• # Le casier judiciaire de Mono

    Posté par . En réponse à la dépêche Mono 3.0 est disponible. Évalué à 8.

    Ça a un peu trollé sur reddit à l'annonce de la sortie, et j'ai été amener à ramener à l'audience, de la façon la plus neutre et la plus impartiale possible, les "torts" que la communauté du libre reproche factuellement au projet Mono. C'est par ici, et pour les paresseux anglophones je me permets de copier le message ci-dessous.

    I am not part of the GNU project (nor of the Mono community), and I definitely think Mono has managed impressive technical achievements, but I would like to point out that the story is more nuanced as you make it seem.

    The general perspective is that people have been opposed to introducing Microsoft technologies in the free software stack, and regularly claimed that Mono raised patent issues and was a danger (on one side, you could say that most software raises patent issues and most developers boldly ignore them, but on the other you could say that Microsoft is a particularly nasty player, as indeed the later Android patent racket has again confirmed). So the Mono project has been the target of more scrutiny and criticisms than most others, with discussions for example of which part of Mono are safe because of .NET ECMA standardization (answer: essentially only the core). No judgment on my part here, that is only an explanation of the general context, which I believe is fair.

    Here are the few objective facts that raised concerns over Mono as a free software project and fueled what you call "shit from the GNU community"

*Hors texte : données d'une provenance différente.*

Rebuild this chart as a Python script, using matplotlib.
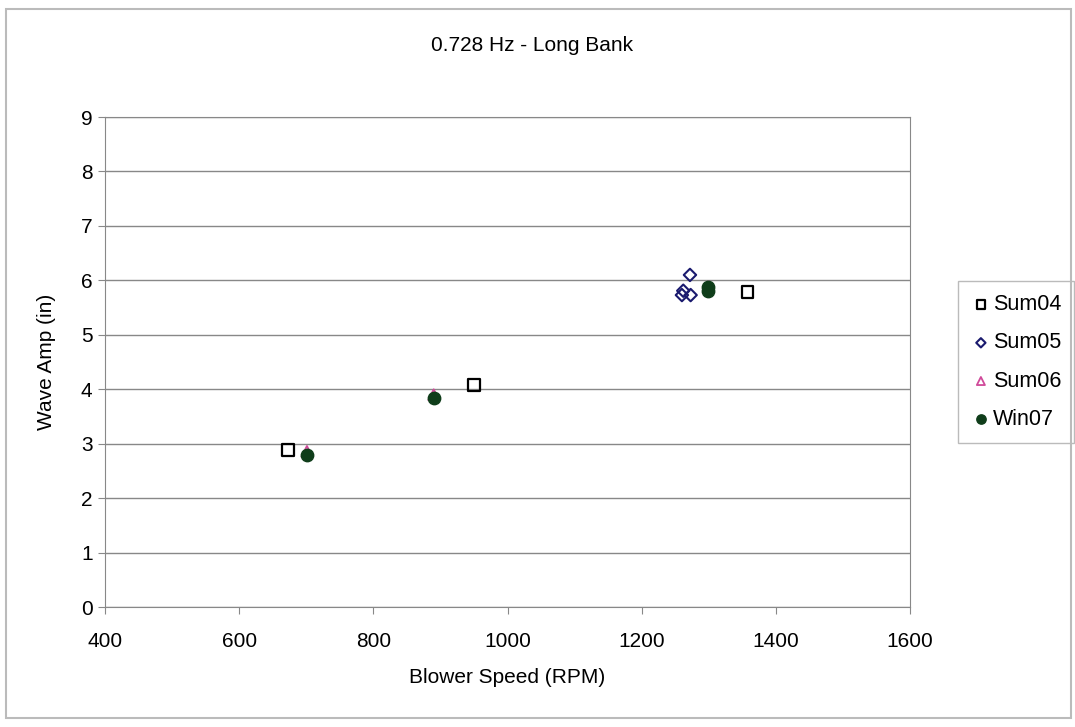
import matplotlib.pyplot as plt
import matplotlib.patches as mpatches

plt.rcParams['font.family'] = ['Liberation Sans', 'DejaVu Sans']

# data
sum04_x = [673, 950, 1358]
sum04_y = [2.89, 4.08, 5.79]
sum05_x = [1272, 1262, 1260, 1273]
sum05_y = [6.10, 5.81, 5.73, 5.73]
sum06_x = [701, 890, 1300]
sum06_y = [2.86, 3.90, 5.88]
win07_x = [701, 890, 1299, 1299]
win07_y = [2.80, 3.84, 5.87, 5.80]

fig = plt.figure(figsize=(10.75, 7.27), dpi=100)
ax = fig.add_axes([0.0977, 0.165, 0.7488, 0.674])

ax.scatter(sum04_x, sum04_y, marker='s', s=70, facecolors='none',
           edgecolors='black', linewidths=1.6, label='Sum04', zorder=3)
ax.scatter(sum05_x, sum05_y, marker='D', s=40, facecolors='none',
           edgecolors='#1a1a6e', linewidths=1.5, label='Sum05', zorder=4)
ax.scatter(sum06_x, sum06_y, marker='^', s=60, facecolors='none',
           edgecolors='#d04a9a', linewidths=1.3, label='Sum06', zorder=3)
ax.scatter(win07_x, win07_y, marker='o', s=80, color='#0f3d1a',
           label='Win07', zorder=5)

ax.set_xlim(400, 1600)
ax.set_ylim(0, 9)
ax.set_xticks(range(400, 1601, 200))
ax.set_yticks(range(0, 10))
ax.grid(axis='y', color='#888888', linewidth=1)
ax.set_axisbelow(True)
for s in ax.spines.values():
    s.set_color('#888888')
ax.tick_params(labelsize=15, colors='black', length=5, color='#888888')
ax.tick_params(axis='x', pad=13)
ax.tick_params(axis='y', pad=4)

ax.set_xlabel('Blower Speed (RPM)', fontsize=15, labelpad=12)
ax.set_ylabel('Wave Amp (in)', fontsize=15, labelpad=18)
fig.text(0.495, 0.937, '0.728 Hz - Long Bank', ha='center', va='center', fontsize=15)

leg = ax.legend(loc='center left', bbox_to_anchor=(1.06, 0.5), fontsize=15.5,
                frameon=True, fancybox=False, edgecolor='#aaaaaa',
                handletextpad=0.1, borderpad=0.6, labelspacing=0.8,
                markerscale=0.75, handlelength=0.9, borderaxespad=0)

fig.patches.append(mpatches.Rectangle((0.006, 0.012), 0.99, 0.975, transform=fig.transFigure,
                                      fill=False, edgecolor='#bbbbbb', linewidth=1.5))

fig.savefig('out.png', dpi=100)
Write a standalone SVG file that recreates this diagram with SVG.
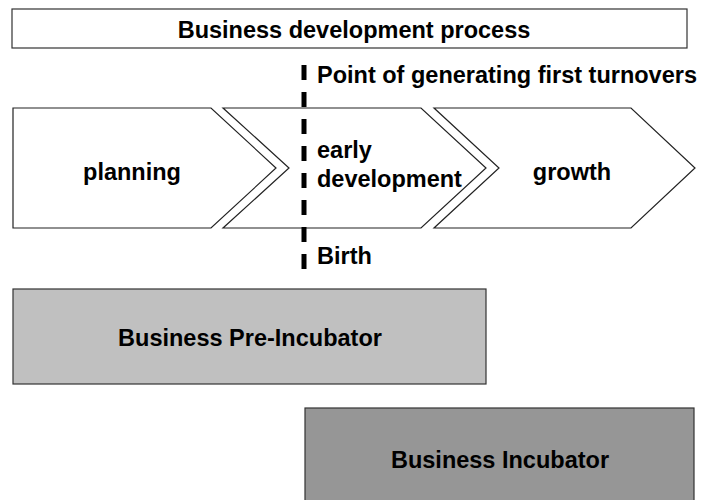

    • In November 2006, Novell made a deal with Microsoft. The deal was itself never disclosed entirely (not that it should have been), but some information were released publicly. There was some money exchanged, agreement to distribute products from the other, and time-limited license grants for some technology allegedly covered by intellectual property. The part of concern here is that both Microsoft and Novell claimed that Mono (along with some other projects such as Samba) was covered by the deal. This meant that Novell customers could safely use Mono without fear of patent litigation. This also meant that non-customers were explicitly excluded from a license grant on Mono, and therefore could fear patent litigation. This was terrible for Mono's reputation, as it hinted at patent dangers (why would otherwise Microsoft give an explicit license grant?) and created an unfairness in the field, with some users of free software more equals than others. I'm not aware of Microsoft having in fact used Mono-related intellectual property to conclude other licensing deals, and I think Mono is now covered by the Open Invention Network that provides some more guarantees of safety. But at the time Ballmer was roaring about how Microsoft would have to defend its intellectual property, and a hidden agreement on Mono licensing was very badly perceived. (Note that the deal does not specifically originates from Mono and I have no idea whether they even requested being covered by this patenting deal.)

    • the second issue is how Moonlight was supported by Microsoft. When the Mono project successfully demonstrated a prototype Silverlight implementation, Microsoft decided to help them to get up to speed (assumption: Microsoft wanted to be able to say that Silverlight is a cross-platform technology to help adoption). The Mono team signed a non-disclosure agreement (NDA) and was given preferential access to non-public documentation and test suites, and Microsoft made a very specific patent grant saying essentially "you're safe if you use the Novell-provided product". Again, the free software community resented the unfairness introduced by this procedure (what about alternative implementations? users of non-Novell distributions?). Note that this kind of "NDA over private documentation" is not new, it has been done in a few cases of device drivers for the Linux Kernel, and publicly criticized by the BSD folks that would like the additional documentation to be made public instead. Yet this is highly unusual for desktop technologies and the Mono project has been criticized for that move.

    I believe it is fair to say that in those two cases, the Mono project was in a situation benefiting its own interest (being a privileged Microsoft partner) while increasing the perceived risk for the rest of the free software community, and creating a fragmentation of different rights. Whether you think this is an important issue, and how you compare that to the technological benefits brought by having a reasonable free software implementation of a part of the .NET stack, that is entirely up to you.